Count the lines containing "React". Give the number alone.

----- Data provided

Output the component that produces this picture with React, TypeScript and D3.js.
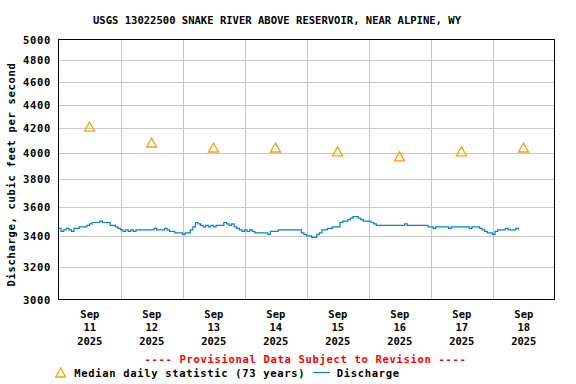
import React from "react";
import * as d3 from "d3";

const TITLE = "USGS 13022500 SNAKE RIVER ABOVE RESERVOIR, NEAR ALPINE, WY";
const Y_LABEL = "Discharge, cubic feet per second";
const PROVISIONAL = "---- Provisional Data Subject to Revision ----";
const LEGEND_MEDIAN = "Median daily statistic (73 years)";
const LEGEND_Q = "Discharge";

const yTicks = [3000, 3200, 3400, 3600, 3800, 4000, 4200, 4400, 4600, 4800, 5000];
const dayLabels = ["11", "12", "13", "14", "15", "16", "17", "18"];
const monthLabel = "Sep";
const yearLabel = "2025";

// median daily statistic, one per day (at noon)
const medianValues = [4210, 4080, 4040, 4040, 4010, 3970, 4010, 4040];

// hourly discharge, cfs
const sep11 = [3450, 3430, 3440, 3450, 3440, 3430, 3450, 3450, 3460, 3460, 3460, 3470, 3480, 3490, 3490, 3490, 3500, 3490, 3490, 3490, 3470, 3470, 3460, 3450];
const sep12 = [3440, 3430, 3440, 3430, 3440, 3430, 3440, 3440, 3440, 3440, 3440, 3440, 3440, 3450, 3440, 3440, 3440, 3450, 3440, 3430, 3430, 3420, 3420, 3420];
const sep13 = [3410, 3420, 3420, 3440, 3460, 3490, 3480, 3470, 3460, 3470, 3460, 3470, 3460, 3470, 3470, 3470, 3490, 3480, 3470, 3480, 3460, 3450, 3440, 3430];
const sep14 = [3440, 3430, 3440, 3430, 3420, 3420, 3420, 3420, 3420, 3410, 3430, 3430, 3430, 3440, 3440, 3440, 3440, 3440, 3440, 3440, 3440, 3440, 3420, 3410];
const sep15 = [3400, 3400, 3390, 3390, 3410, 3420, 3440, 3440, 3450, 3450, 3460, 3460, 3460, 3490, 3500, 3500, 3510, 3520, 3530, 3530, 3520, 3510, 3500, 3500];
const sep16 = [3500, 3490, 3480, 3470, 3470, 3470, 3470, 3470, 3470, 3470, 3470, 3470, 3470, 3470, 3480, 3470, 3470, 3470, 3470, 3470, 3470, 3470, 3470, 3460];
const sep17 = [3460, 3450, 3460, 3460, 3460, 3460, 3460, 3450, 3460, 3460, 3460, 3460, 3460, 3460, 3460, 3450, 3460, 3460, 3460, 3450, 3440, 3430, 3420, 3420];
const sep18 = [3410, 3430, 3440, 3440, 3440, 3450, 3440, 3440, 3440, 3450, 3440];

const dailySeries = [sep11, sep12, sep13, sep14, sep15, sep16, sep17, sep18];

const W = 576;
const H = 384;
const FONT = "'DejaVu Sans Mono', monospace";

export default function App() {
  const start = Date.UTC(2025, 8, 11);
  const HOUR = 3600e3;
  const DAY = 24 * HOUR;
  const x = d3.scaleUtc().domain([new Date(start), new Date(start + 8 * DAY)]).range([58.5, 554.5]);
  const y = d3.scaleLog().domain([3000, 5000]).range([299.5, 39.5]);

  const points: [number, number][] = [];
  dailySeries.forEach((arr, d) => {
    arr.forEach((v, h) => points.push([start + (d * 24 + h) * HOUR, v]));
  });

  const line = d3
    .line<[number, number]>()
    .x((p) => x(new Date(p[0])))
    .y((p) => y(p[1]))
    .curve(d3.curveStepAfter);

  const dayNoon = dayLabels.map((_, i) => new Date(start + i * DAY + 12 * HOUR));
  const dayMid = d3.range(1, 8).map((i) => new Date(start + i * DAY));

  const tri = (cx: number, cy: number) =>
    `M${cx},${cy - 5}L${cx + 5},${cy + 4}L${cx - 5},${cy + 4}Z`;

  const bold = { fontFamily: FONT, fontWeight: 700 as const };

  return (
    <svg width={W} height={H} style={{ position: "absolute", left: 0, top: 0, background: "#fff" }}>
      <rect x={0} y={0} width={W} height={H} fill="#fff" />
      <text x={277} y={24} textAnchor="middle" fontSize={10.5} {...bold} textLength={368} lengthAdjust="spacingAndGlyphs">
        {TITLE}
      </text>

      {/* grid */}
      {yTicks.slice(1, -1).map((t) => (
        <line key={t} x1={58.5} x2={554.5} y1={Math.round(y(t)) + 0.5} y2={Math.round(y(t)) + 0.5} stroke="#c8c8c8" strokeWidth={1} />
      ))}
      {dayMid.map((d, i) => (
        <line key={i} x1={Math.round(x(d)) + 0.5} x2={Math.round(x(d)) + 0.5} y1={39.5} y2={299.5} stroke="#c8c8c8" strokeWidth={1} />
      ))}

      {/* discharge */}
      <path d={line(points) || ""} fill="none" stroke="#0a80d0" strokeWidth={1.2} />

      {/* medians */}
      {medianValues.map((v, i) => (
        <path key={i} d={tri(x(dayNoon[i]), y(v))} fill="none" stroke="#ffa000" strokeWidth={1.3} />
      ))}

      <rect x={58.5} y={39.5} width={496} height={260} fill="none" stroke="#000" strokeWidth={1} />

      {/* y ticks */}
      {yTicks.map((t) => (
        <text key={t} x={51} y={y(t) + 4} textAnchor="end" fontSize={10.5} letterSpacing={0.68} {...bold}>
          {t}
        </text>
      ))}
      <text transform={`translate(15,174.5) rotate(-90)`} textAnchor="middle" fontSize={10.5} letterSpacing={0.68} {...bold}>
        {Y_LABEL}
      </text>

      {/* x ticks */}
      {dayNoon.map((d, i) => (
        <g key={i} transform={`translate(${x(d)},0)`} fontSize={10.5} {...bold} textAnchor="middle">
          <text y={318} x={0.3}>{monthLabel}</text>
          <text y={330.5} x={0.3}>{dayLabels[i]}</text>
          <text y={345} x={0.3}>{yearLabel}</text>
        </g>
      ))}

      {/* legend */}
      <text x={305.5} y={362.5} textAnchor="middle" fontSize={10.5} letterSpacing={0.68} fill="#ff0000" {...bold}>
        {PROVISIONAL}
      </text>
      <path d={tri(60.7, 373)} fill="none" stroke="#ffa000" strokeWidth={1.3} />
      <text x={74.3} y={377} fontSize={10.5} letterSpacing={0.68} {...bold}>
        {LEGEND_MEDIAN}
      </text>
      <line x1={313} x2={330} y1={372.5} y2={372.5} stroke="#0a80d0" strokeWidth={1.2} />
      <text x={336.7} y={377} fontSize={10.5} letterSpacing={0.68} {...bold}>
        {LEGEND_Q}
      </text>
    </svg>
  );
}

----------

=== Full answer ===
2